The question is, what's the shortest ladder that you can use?

You want to pick the shortest ladder that you can get away with, which goes over the

fence and touches the barn. I mean, if the ladder is too short, it

won't even go over the fence. But, even this longer ladder, I mean, it

will get you over the fence, but this ladder is not long enough yet to get you

all the way to the barn. At this point, you're probably feeling

really bad. You now recognize that this is an

optimization problem, but you're thinking, oh no, not again.

Not another optimization problem. Well, let me say a little more about

exactly how tall the fence is, and how far it is from the barn.

Let's say that, that fence is 6.4 meters tall.

And let's say that the fence is 2.7 meters from the barn.

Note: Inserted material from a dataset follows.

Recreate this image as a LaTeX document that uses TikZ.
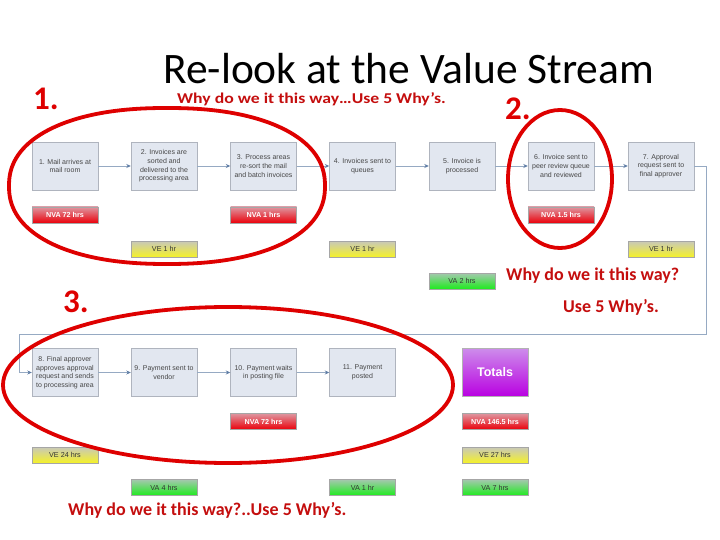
\documentclass[tikz,border=0pt]{standalone}
\usepackage{fontspec}
\setmainfont{Carlito}
\newfontfamily\arialf{Liberation Sans}
\usetikzlibrary{arrows.meta,shadings}
\definecolor{boxfill}{RGB}{226,231,240}
\definecolor{boxline}{RGB}{175,180,190}
\definecolor{flowc}{RGB}{150,170,195}
\definecolor{headc}{RGB}{95,125,165}
\definecolor{ringred}{RGB}{222,0,0}
\definecolor{txtred}{RGB}{196,14,14}
\definecolor{boxtxt}{RGB}{70,70,70}
\tikzset{
  proc/.style={draw=boxline, fill=boxfill, minimum width=66pt, minimum height=48pt,
    inner sep=1pt, align=center, font=\arialf\fontsize{7}{8.6}\selectfont, text=boxtxt},
  tag/.style={draw=black!35, minimum width=66pt, minimum height=16pt, inner sep=0pt,
    font=\arialf\fontsize{7.2}{8}\selectfont},
  nva/.style={tag, top color={rgb,255:red,222;green,150;blue,160}, bottom color={rgb,255:red,235;green,0;blue,10}, text=white, font=\arialf\bfseries\fontsize{7.2}{8}\selectfont},
  ve/.style={tag, top color={rgb,255:red,200;green,200;blue,185}, bottom color={rgb,255:red,245;green,242;blue,40}, text=black!80},
  va/.style={tag, top color={rgb,255:red,165;green,200;blue,175}, bottom color={rgb,255:red,30;green,235;blue,30}, text=black!80},
  flow/.style={draw=flowc, line width=0.8pt, -{Stealth[length=4.5pt,width=4pt,color=headc]}},
  ring/.style={draw=ringred, line width=3.8pt},
  txt/.style={inner sep=0pt, anchor=base west},
  bignum/.style={txt, font=\bfseries\fontsize{33}{33}\selectfont, text=ringred},
  why/.style={txt, font=\bfseries\fontsize{18}{18}\selectfont, text=txtred},
}
\begin{document}
\begin{tikzpicture}[x=1pt,y=-1pt]
\useasboundingbox[fill=white] (0,0) rectangle (720,540);
% titles
\node[txt, font=\fontsize{43.5}{44}\selectfont] (title) at (163,84) {Re-look at the Value Stream};
\node[txt, font=\bfseries\fontsize{15}{15}\selectfont, text=txtred] (sub) at (177,104) {\scalebox{1.18}[1]{Why do we it this way…Use 5 Why’s.}};
\node[bignum] (n1) at (33,110) {1.};
\node[bignum] (n2) at (505,120) {2.};
\node[bignum] (n3) at (63,312) {3.};
\node[why] (w1) at (506,280) {Why do we it this way?};
\node[why] (w2) at (563,312) {Use 5 Why’s.};
\node[why] (w3) at (68,515) {Why do we it this way?..Use 5 Why’s.};
% row 1
\node[proc] (b1) at (65,166) {1. Mail arrives at\\mail room};
\node[proc] (b2) at (164,166) {2. Invoices are\\sorted and\\delivered to the\\processing area};
\node[proc] (b3) at (263.5,166) {3. Process areas\\re-sort the mail\\and batch invoices};
\node[proc] (b4) at (362.5,166) {4. Invoices sent to\\queues};
\node[proc] (b5) at (462,166) {5. Invoice is\\processed};
\node[proc] (b6) at (561,166) {6. Invoice sent to\\peer review queue\\and reviewed};
\node[proc] (b7) at (661,166) {7. Approval\\request sent to\\final approver};
\node[nva] (t1) at (65,215) {NVA 72 hrs};
\node[nva] (t3) at (263.5,215) {NVA 1 hrs};
\node[nva] (t6) at (561,215) {NVA 1.5 hrs};
\node[ve] (t2) at (164,249) {VE 1 hr};
\node[ve] (t4) at (362.5,249) {VE 1 hr};
\node[ve] (t7) at (661,249) {VE 1 hr};
\node[va] (t5) at (462,281) {VA 2 hrs};
% row 2
\node[proc] (b8) at (65,372.5) {8. Final approver\\approves approval\\request and sends\\to processing area};
\node[proc] (b9) at (164,372.5) {9. Payment sent to\\vendor};
\node[proc] (b10) at (263.5,372.5) {10. Payment waits\\in posting file};
\node[proc] (b11) at (362.5,372.5) {11. Payment\\posted};
\node[draw=black!30, minimum width=66pt, minimum height=48pt, top color={rgb,255:red,205;green,140;blue,235}, bottom color={rgb,255:red,185;green,0;blue,225}, text=white, font=\arialf\bfseries\fontsize{12.5}{13}\selectfont] (tot) at (495,372.5) {Totals};
\node[nva] (t10) at (263.5,421.5) {NVA 72 hrs};
\node[nva] (tn) at (495,421.5) {NVA 146.5 hrs};
\node[ve] (t8) at (65,455) {VE 24 hrs};
\node[ve] (tv) at (495,455) {VE 27 hrs};
\node[va] (t9) at (164,487.5) {VA 4 hrs};
\node[va] (t11) at (362.5,487.5) {VA 1 hr};
\node[va] (ta) at (495,487.5) {VA 7 hrs};
% connectors
\draw[flow] (b1) -- (b2);
\draw[flow] (b2) -- (b3);
\draw[flow] (b3) -- (b4);
\draw[flow] (b4) -- (b5);
\draw[flow] (b5) -- (b6);
\draw[flow] (b6) -- (b7);
\coordinate (c1) at (706,166);
\coordinate (c2) at (706,334);
\coordinate (c3) at (19,334);
\coordinate (c4) at (19,372.5);
\draw[flow] (b7.east) -- (c1) -- (c2) -- (c3) -- (c4) -- (b8.west);
\draw[flow] (b8) -- (b9);
\draw[flow] (b9) -- (b10);
\draw[flow] (b10) -- (b11);
% red rings
\draw[ring] plot[domain=0:357, samples=120, smooth cycle]
  ({167+158*cos(\x)*pow(abs(cos(\x))+0.00001,-0.11)}, {186+78*sin(\x)*pow(abs(sin(\x))+0.00001,-0.11)});
\draw[ring] (560,179) ellipse [x radius=52, y radius=69];
\draw[ring] (228,385) ellipse [x radius=225, y radius=78];
\end{tikzpicture}
\end{document}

Is something sounding familiar here? Yeah, we've seen numbers like 64 and 27

come up before. We saw them in that hallway problem,

right? What did I want to do in the hallway

problem? I wanted to take some stick and figure out

what the, in this case, longest stick was that I could navigate through this

hallway. But as, remember, the issue was finding

the shortest stick which simultaneously touched this bottom wall, this wall here

in the corner. That's really the exact same problem.

We just have to think about this problem in, in different terms.

Instead of thinking of this as a wall, I think of this as the ground.

Instead of thinking of this is a wall, I think of this as the side of the barn.

And I want to pass through this point. I want to touch this corner, which really

just means I want to clear the fence, you know?

And because this problem happened to be solved by a stick of length 125

millimeters, this problem is going to be solved by a ladder of length 12.5 meters.

And here, and this drawing is actually to scale so I can, I can really demonstrate

it, you know? Here, I position the ladder and yeah,

this, this ladder is in fact long enough to touch the ground, the barn, and just

clear the fence. We've done a ton of stuff this week, but

this is perhaps the most important lesson of all.

At it's core, mathematics is not about just solving problems.

What we've done here is realize an analogy between two seemingly different problems,

alright? The problem of a stick turning a corner

and a ladder clearing a fence. More than about solving problems,

mathematics is really about these kinds of analogies, about being able to recognize

that things that look different are really the same.

People have been doing mathematics for thousands of years, and there's been a ton

of new mathematics developed in that time. So, you might think that with all the new

mathematics, that mathematics would be constantly splintering off and fracturing

into different subjects. But that's not what's happened at all.

This desire to analogize, to unify. To see different parts of the elephant as

the same elephant, right? This tendency has really kept mathematics

together. It means that mathematics doesn't appear

as a bunch of separate subjects, it really appears as a unified whole.